### What this task involves
Line by line, repeat the data below exactly, beginning at the first line and ending at the line with "from matplotlib import pyplot as plt". Omit pictures.

____ Recorded information

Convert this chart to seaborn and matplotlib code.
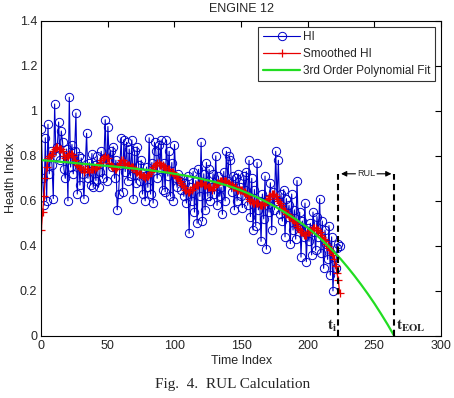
import numpy as np
import seaborn as sns
from matplotlib import pyplot as plt

# health index, one value per time index 0..224
hi = [0.92, 0.70, 0.58, 0.88, 0.60, 0.94, 0.72, 0.82, 0.76, 0.61, 1.03, 0.80, 0.84, 0.95, 0.78,
      0.91, 0.86, 0.74, 0.70, 0.83, 0.60, 1.06, 0.75, 0.85, 0.72, 0.82, 0.99, 0.63, 0.80, 0.67,
      0.79, 0.72, 0.61, 0.75, 0.90, 0.70, 0.77, 0.67, 0.81, 0.66, 0.76, 0.69, 0.80, 0.66, 0.73,
      0.82, 0.70, 0.79, 0.96, 0.69, 0.93, 0.78, 0.82, 0.75, 0.84, 0.70, 0.78, 0.56, 0.63, 0.76,
      0.88, 0.64, 0.87, 0.73, 0.86, 0.69, 0.83, 0.71, 0.87, 0.61, 0.82, 0.68, 0.84, 0.76, 0.69,
      0.78, 0.63, 0.71, 0.60, 0.75, 0.66, 0.88, 0.63, 0.77, 0.59, 0.86, 0.82, 0.70, 0.85, 0.74,
      0.87, 0.65, 0.77, 0.64, 0.87, 0.71, 0.82, 0.62, 0.77, 0.60, 0.85, 0.70, 0.66, 0.72, 0.69,
      0.65, 0.70, 0.62, 0.68, 0.59, 0.71, 0.455, 0.66, 0.60, 0.73, 0.55, 0.69, 0.50, 0.74, 0.62,
      0.86, 0.51, 0.72, 0.56, 0.77, 0.62, 0.74, 0.60, 0.66, 0.72, 0.63, 0.80, 0.58, 0.71, 0.62,
      0.66, 0.54, 0.73, 0.60, 0.82, 0.69, 0.80, 0.78, 0.64, 0.71, 0.56, 0.70, 0.60, 0.72, 0.66,
      0.62, 0.57, 0.71, 0.65, 0.73, 0.58, 0.78, 0.53, 0.70, 0.47, 0.65, 0.49, 0.77, 0.56, 0.60,
      0.42, 0.63, 0.52, 0.71, 0.385, 0.61, 0.55, 0.68, 0.47, 0.64, 0.56, 0.82, 0.60, 0.78, 0.54,
      0.63, 0.51, 0.65, 0.44, 0.61, 0.53, 0.58, 0.41, 0.63, 0.47, 0.56, 0.43, 0.69, 0.49, 0.55,
      0.35, 0.51, 0.44, 0.59, 0.33, 0.48, 0.42, 0.50, 0.36, 0.55, 0.46, 0.38, 0.53, 0.44, 0.61,
      0.37, 0.51, 0.30, 0.47, 0.41, 0.34, 0.49, 0.27, 0.44, 0.20, 0.35, 0.30, 0.39, 0.41, 0.40]

smoothed = [0.47, 0.55, 0.62, 0.70, 0.75, 0.79, 0.80, 0.80, 0.81, 0.82, 0.83, 0.84, 0.84, 0.83, 0.83,
            0.83, 0.82, 0.80, 0.79, 0.80, 0.80, 0.81, 0.81, 0.81, 0.80, 0.78, 0.77, 0.76, 0.75, 0.75,
            0.74, 0.74, 0.73, 0.74, 0.74, 0.74, 0.73, 0.74, 0.74, 0.74, 0.74, 0.75, 0.75, 0.76, 0.77,
            0.78, 0.79, 0.79, 0.80, 0.79, 0.79, 0.77, 0.76, 0.75, 0.75, 0.74, 0.74, 0.75, 0.76, 0.77,
            0.78, 0.78, 0.77, 0.77, 0.76, 0.76, 0.76, 0.75, 0.75, 0.75, 0.74, 0.73, 0.73, 0.72, 0.72,
            0.72, 0.71, 0.71, 0.70, 0.71, 0.71, 0.72, 0.73, 0.74, 0.75, 0.76, 0.76, 0.77, 0.77, 0.76,
            0.76, 0.76, 0.75, 0.75, 0.74, 0.74, 0.74, 0.73, 0.73, 0.73, 0.72, 0.71, 0.70, 0.70, 0.69,
            0.68, 0.67, 0.66, 0.65, 0.65, 0.64, 0.64, 0.65, 0.65, 0.66, 0.66, 0.67, 0.67, 0.67, 0.68,
            0.68, 0.68, 0.67, 0.67, 0.67, 0.66, 0.66, 0.66, 0.65, 0.66, 0.66, 0.67, 0.68, 0.68, 0.69,
            0.69, 0.69, 0.69, 0.69, 0.69, 0.68, 0.68, 0.67, 0.67, 0.66, 0.66, 0.66, 0.65, 0.65, 0.65,
            0.65, 0.65, 0.64, 0.64, 0.63, 0.62, 0.61, 0.60, 0.60, 0.59, 0.59, 0.59, 0.59, 0.59, 0.58,
            0.58, 0.58, 0.58, 0.59, 0.60, 0.61, 0.62, 0.62, 0.63, 0.63, 0.63, 0.62, 0.61, 0.60, 0.59,
            0.58, 0.57, 0.56, 0.55, 0.54, 0.54, 0.53, 0.53, 0.52, 0.52, 0.51, 0.50, 0.49, 0.48, 0.47,
            0.46, 0.46, 0.45, 0.45, 0.45, 0.46, 0.46, 0.47, 0.47, 0.48, 0.48, 0.48, 0.47, 0.47, 0.46,
            0.45, 0.44, 0.43, 0.42, 0.41, 0.40, 0.39, 0.38, 0.37, 0.36, 0.34, 0.31, 0.28, 0.25, 0.19]

# polynomial fit curve read every 5 time units
fit_x = list(range(0, 270, 5))
fit_y = [0.781, 0.778, 0.776, 0.773, 0.771, 0.768, 0.765, 0.763, 0.760, 0.757,
         0.755, 0.752, 0.749, 0.746, 0.743, 0.740, 0.737, 0.733, 0.729, 0.725,
         0.720, 0.715, 0.710, 0.704, 0.698, 0.691, 0.684, 0.676, 0.667, 0.657,
         0.646, 0.634, 0.621, 0.607, 0.592, 0.576, 0.559, 0.541, 0.522, 0.502,
         0.480, 0.456, 0.430, 0.402, 0.372, 0.340, 0.305, 0.268, 0.229, 0.188,
         0.145, 0.099, 0.051, 0.000]

t_i = 223
t_eol = 265
rul_level = 0.72

sns.set_style("white")
plt.rcParams['font.family'] = ['Liberation Sans', 'DejaVu Sans']
plt.rcParams['mathtext.fontset'] = 'stix'

fig = plt.figure(figsize=(4.54, 3.98), dpi=100)
ax = fig.add_axes([0.091, 0.156, 0.880, 0.792])

blue = '#0000c8'
red = '#e80000'
t = np.arange(len(hi))
sns.lineplot(x=t, y=hi, ax=ax, color=blue, lw=0.8, marker='o', markersize=6,
             markerfacecolor='none', markeredgecolor=blue, markeredgewidth=0.7,
             sort=False, errorbar=None, label='HI')
sns.lineplot(x=np.arange(len(smoothed)), y=smoothed, ax=ax, color=red, lw=0.9,
             marker='+', markersize=6, markeredgecolor=red, markeredgewidth=0.9,
             sort=False, errorbar=None, label='Smoothed HI')
sns.lineplot(x=fit_x, y=fit_y, ax=ax, color='#22dd22', lw=1.6, sort=False,
             errorbar=None, label='3rd Order Polynomial Fit')

# RUL markers
ax.plot([t_i, t_i], [0, rul_level], color='black', lw=1.5, ls=(0, (3, 2)))
ax.plot([t_eol, t_eol], [0, rul_level], color='black', lw=1.5, ls=(0, (3, 2)))
mid = (t_i + t_eol) / 2
ax.text(mid, rul_level, 'RUL', fontsize=6.5, ha='center', va='center')
ax.annotate('', xy=(t_i, rul_level), xytext=(mid - 6, rul_level),
            arrowprops=dict(arrowstyle='-|>', color='black', lw=0.8, mutation_scale=8))
ax.annotate('', xy=(t_eol, rul_level), xytext=(mid + 6, rul_level),
            arrowprops=dict(arrowstyle='-|>', color='black', lw=0.8, mutation_scale=8))
ax.text(t_i - 1, 0.01, r'$\mathbf{t_i}$', fontsize=11, ha='right', va='bottom')
ax.text(t_eol + 1, 0.01, r'$\mathbf{t_{EOL}}$', fontsize=11, ha='left', va='bottom')

ax.set_xlim(0, 300)
ax.set_ylim(0, 1.4)
ax.set_xticks(range(0, 301, 50))
ax.set_yticks([0, 0.2, 0.4, 0.6, 0.8, 1.0, 1.2, 1.4])
ax.set_yticklabels(['0', '0.2', '0.4', '0.6', '0.8', '1', '1.2', '1.4'])
ax.tick_params(direction='in', top=True, right=True, labelsize=9, length=4, width=0.8,
               color='black', pad=3)
for s in ax.spines.values():
    s.set_color('black')
    s.set_linewidth(0.8)

ax.set_title('ENGINE 12', fontsize=9, pad=6)
ax.set_xlabel('Time Index', fontsize=9, labelpad=2)
ax.set_ylabel('Health Index', fontsize=9, labelpad=2)

leg = ax.legend(loc='upper right', fontsize=8.5, frameon=True, fancybox=False,
                edgecolor='black', handlelength=3.2, borderaxespad=0.5,
                labelspacing=0.4, handletextpad=0.2, borderpad=0.4)
leg.get_frame().set_linewidth(0.8)

fig.text(0.513, 0.018, 'Fig.  4.  RUL Calculation', fontsize=11, ha='center',
         va='bottom', family=['Liberation Serif', 'DejaVu Serif'])

plt.savefig('out.png', dpi=100)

________

### Result of this exercise
Convert this chart to seaborn and matplotlib code.
import numpy as np
import seaborn as sns
from matplotlib import pyplot as plt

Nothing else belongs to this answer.